Leave the pictures out and quote every line from the start of the listing to the line with "-59.5, -55.4, -49.2, -47.3, -45.2, -44.2, -44.4, -44.9]", inclusive.

- _Recorded data_
┏━━
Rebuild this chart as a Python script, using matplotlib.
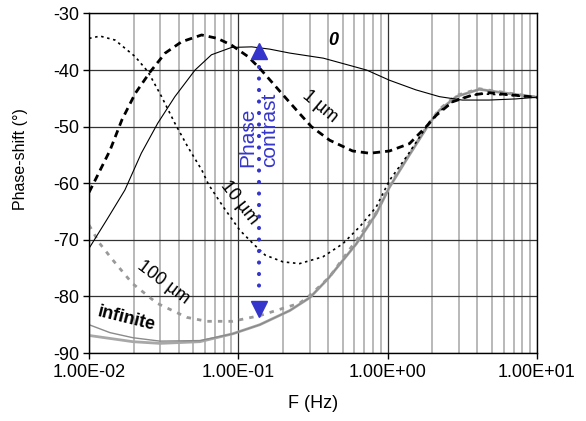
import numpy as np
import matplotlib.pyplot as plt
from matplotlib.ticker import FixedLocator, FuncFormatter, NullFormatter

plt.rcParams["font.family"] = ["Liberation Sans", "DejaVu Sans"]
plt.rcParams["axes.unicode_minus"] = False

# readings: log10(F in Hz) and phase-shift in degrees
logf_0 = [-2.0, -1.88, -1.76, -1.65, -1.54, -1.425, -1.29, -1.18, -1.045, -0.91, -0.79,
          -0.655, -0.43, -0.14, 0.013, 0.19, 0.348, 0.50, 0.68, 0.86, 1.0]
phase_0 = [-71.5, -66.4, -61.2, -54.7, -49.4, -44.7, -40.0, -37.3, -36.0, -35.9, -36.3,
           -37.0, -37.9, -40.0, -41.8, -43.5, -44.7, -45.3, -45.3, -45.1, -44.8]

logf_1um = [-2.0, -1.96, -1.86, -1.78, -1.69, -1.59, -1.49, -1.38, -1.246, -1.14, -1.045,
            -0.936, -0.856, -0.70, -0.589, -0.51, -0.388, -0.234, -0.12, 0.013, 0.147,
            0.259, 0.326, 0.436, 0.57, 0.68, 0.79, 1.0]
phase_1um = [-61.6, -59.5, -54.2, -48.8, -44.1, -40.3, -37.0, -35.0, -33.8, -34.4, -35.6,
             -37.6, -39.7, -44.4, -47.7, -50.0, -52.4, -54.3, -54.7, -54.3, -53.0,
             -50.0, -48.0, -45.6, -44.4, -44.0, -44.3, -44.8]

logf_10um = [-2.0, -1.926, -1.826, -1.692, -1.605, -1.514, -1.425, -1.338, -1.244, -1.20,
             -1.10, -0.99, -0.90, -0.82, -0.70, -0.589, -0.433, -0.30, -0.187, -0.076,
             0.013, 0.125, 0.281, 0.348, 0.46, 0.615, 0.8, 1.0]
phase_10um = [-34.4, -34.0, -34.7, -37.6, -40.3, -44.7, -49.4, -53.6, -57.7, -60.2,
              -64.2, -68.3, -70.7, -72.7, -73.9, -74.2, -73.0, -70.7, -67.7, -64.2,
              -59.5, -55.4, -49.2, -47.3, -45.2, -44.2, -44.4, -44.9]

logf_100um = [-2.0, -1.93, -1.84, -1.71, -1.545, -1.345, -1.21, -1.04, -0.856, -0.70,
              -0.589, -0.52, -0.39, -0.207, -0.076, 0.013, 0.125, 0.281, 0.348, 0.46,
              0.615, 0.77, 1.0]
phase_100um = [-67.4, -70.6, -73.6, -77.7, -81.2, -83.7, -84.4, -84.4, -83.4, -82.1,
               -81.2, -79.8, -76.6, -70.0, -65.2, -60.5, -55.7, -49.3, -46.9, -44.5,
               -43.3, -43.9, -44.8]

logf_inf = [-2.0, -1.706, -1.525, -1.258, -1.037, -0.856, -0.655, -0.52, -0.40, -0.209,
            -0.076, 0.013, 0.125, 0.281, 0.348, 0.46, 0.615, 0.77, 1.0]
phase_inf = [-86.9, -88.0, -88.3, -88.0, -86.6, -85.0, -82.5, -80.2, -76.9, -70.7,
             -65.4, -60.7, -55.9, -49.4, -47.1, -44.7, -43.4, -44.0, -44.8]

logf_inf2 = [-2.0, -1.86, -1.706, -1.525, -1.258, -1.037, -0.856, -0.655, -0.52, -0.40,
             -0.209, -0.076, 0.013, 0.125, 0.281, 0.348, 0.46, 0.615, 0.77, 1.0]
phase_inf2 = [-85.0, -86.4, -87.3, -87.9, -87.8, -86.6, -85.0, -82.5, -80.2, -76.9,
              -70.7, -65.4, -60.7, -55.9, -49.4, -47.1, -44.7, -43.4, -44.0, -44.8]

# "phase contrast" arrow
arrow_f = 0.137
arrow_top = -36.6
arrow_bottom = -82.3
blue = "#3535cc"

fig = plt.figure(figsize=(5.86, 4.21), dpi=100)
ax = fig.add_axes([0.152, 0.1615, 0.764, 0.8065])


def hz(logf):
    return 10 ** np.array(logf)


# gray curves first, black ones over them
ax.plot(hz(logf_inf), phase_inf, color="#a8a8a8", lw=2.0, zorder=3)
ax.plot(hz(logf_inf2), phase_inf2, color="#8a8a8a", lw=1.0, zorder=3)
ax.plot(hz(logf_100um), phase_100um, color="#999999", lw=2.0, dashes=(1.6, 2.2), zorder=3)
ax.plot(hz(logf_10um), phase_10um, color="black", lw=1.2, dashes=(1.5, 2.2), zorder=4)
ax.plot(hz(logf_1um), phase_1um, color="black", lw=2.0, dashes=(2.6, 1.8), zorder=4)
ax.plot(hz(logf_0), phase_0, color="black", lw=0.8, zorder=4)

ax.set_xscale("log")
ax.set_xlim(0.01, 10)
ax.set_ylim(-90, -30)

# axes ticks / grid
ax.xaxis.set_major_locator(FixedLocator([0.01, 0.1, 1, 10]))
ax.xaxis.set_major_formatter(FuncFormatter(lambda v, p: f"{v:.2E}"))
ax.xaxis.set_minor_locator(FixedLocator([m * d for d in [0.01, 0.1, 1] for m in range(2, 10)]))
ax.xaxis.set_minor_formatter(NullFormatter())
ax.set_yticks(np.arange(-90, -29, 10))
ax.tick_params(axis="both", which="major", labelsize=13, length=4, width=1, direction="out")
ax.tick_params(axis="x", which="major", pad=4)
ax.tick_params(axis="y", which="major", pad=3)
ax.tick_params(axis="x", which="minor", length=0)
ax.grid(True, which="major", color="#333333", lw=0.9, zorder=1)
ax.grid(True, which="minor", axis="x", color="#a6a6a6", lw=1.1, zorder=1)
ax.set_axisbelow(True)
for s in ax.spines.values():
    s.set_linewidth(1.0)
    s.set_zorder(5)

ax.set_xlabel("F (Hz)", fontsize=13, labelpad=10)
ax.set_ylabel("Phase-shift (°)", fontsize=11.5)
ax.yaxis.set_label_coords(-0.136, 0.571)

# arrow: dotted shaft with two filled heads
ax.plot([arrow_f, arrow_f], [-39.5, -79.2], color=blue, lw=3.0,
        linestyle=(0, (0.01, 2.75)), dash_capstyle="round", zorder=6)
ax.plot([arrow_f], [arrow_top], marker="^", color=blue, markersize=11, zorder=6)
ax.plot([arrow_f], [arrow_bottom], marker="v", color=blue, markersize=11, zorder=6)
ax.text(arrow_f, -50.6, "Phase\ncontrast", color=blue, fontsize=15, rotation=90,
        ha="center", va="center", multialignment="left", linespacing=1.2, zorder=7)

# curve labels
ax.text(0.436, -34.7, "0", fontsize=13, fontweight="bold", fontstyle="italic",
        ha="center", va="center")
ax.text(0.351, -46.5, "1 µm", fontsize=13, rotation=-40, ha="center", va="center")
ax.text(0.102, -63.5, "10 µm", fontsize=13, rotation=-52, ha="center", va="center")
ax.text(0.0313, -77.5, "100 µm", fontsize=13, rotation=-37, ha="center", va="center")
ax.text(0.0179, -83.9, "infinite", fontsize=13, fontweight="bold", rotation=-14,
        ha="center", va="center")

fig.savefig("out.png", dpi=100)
┗━━
- _Full solution_
Rebuild this chart as a Python script, using matplotlib.
import numpy as np
import matplotlib.pyplot as plt
from matplotlib.ticker import FixedLocator, FuncFormatter, NullFormatter

plt.rcParams["font.family"] = ["Liberation Sans", "DejaVu Sans"]
plt.rcParams["axes.unicode_minus"] = False

# readings: log10(F in Hz) and phase-shift in degrees
logf_0 = [-2.0, -1.88, -1.76, -1.65, -1.54, -1.425, -1.29, -1.18, -1.045, -0.91, -0.79,
          -0.655, -0.43, -0.14, 0.013, 0.19, 0.348, 0.50, 0.68, 0.86, 1.0]
phase_0 = [-71.5, -66.4, -61.2, -54.7, -49.4, -44.7, -40.0, -37.3, -36.0, -35.9, -36.3,
           -37.0, -37.9, -40.0, -41.8, -43.5, -44.7, -45.3, -45.3, -45.1, -44.8]

logf_1um = [-2.0, -1.96, -1.86, -1.78, -1.69, -1.59, -1.49, -1.38, -1.246, -1.14, -1.045,
            -0.936, -0.856, -0.70, -0.589, -0.51, -0.388, -0.234, -0.12, 0.013, 0.147,
            0.259, 0.326, 0.436, 0.57, 0.68, 0.79, 1.0]
phase_1um = [-61.6, -59.5, -54.2, -48.8, -44.1, -40.3, -37.0, -35.0, -33.8, -34.4, -35.6,
             -37.6, -39.7, -44.4, -47.7, -50.0, -52.4, -54.3, -54.7, -54.3, -53.0,
             -50.0, -48.0, -45.6, -44.4, -44.0, -44.3, -44.8]

logf_10um = [-2.0, -1.926, -1.826, -1.692, -1.605, -1.514, -1.425, -1.338, -1.244, -1.20,
             -1.10, -0.99, -0.90, -0.82, -0.70, -0.589, -0.433, -0.30, -0.187, -0.076,
             0.013, 0.125, 0.281, 0.348, 0.46, 0.615, 0.8, 1.0]
phase_10um = [-34.4, -34.0, -34.7, -37.6, -40.3, -44.7, -49.4, -53.6, -57.7, -60.2,
              -64.2, -68.3, -70.7, -72.7, -73.9, -74.2, -73.0, -70.7, -67.7, -64.2,
              -59.5, -55.4, -49.2, -47.3, -45.2, -44.2, -44.4, -44.9]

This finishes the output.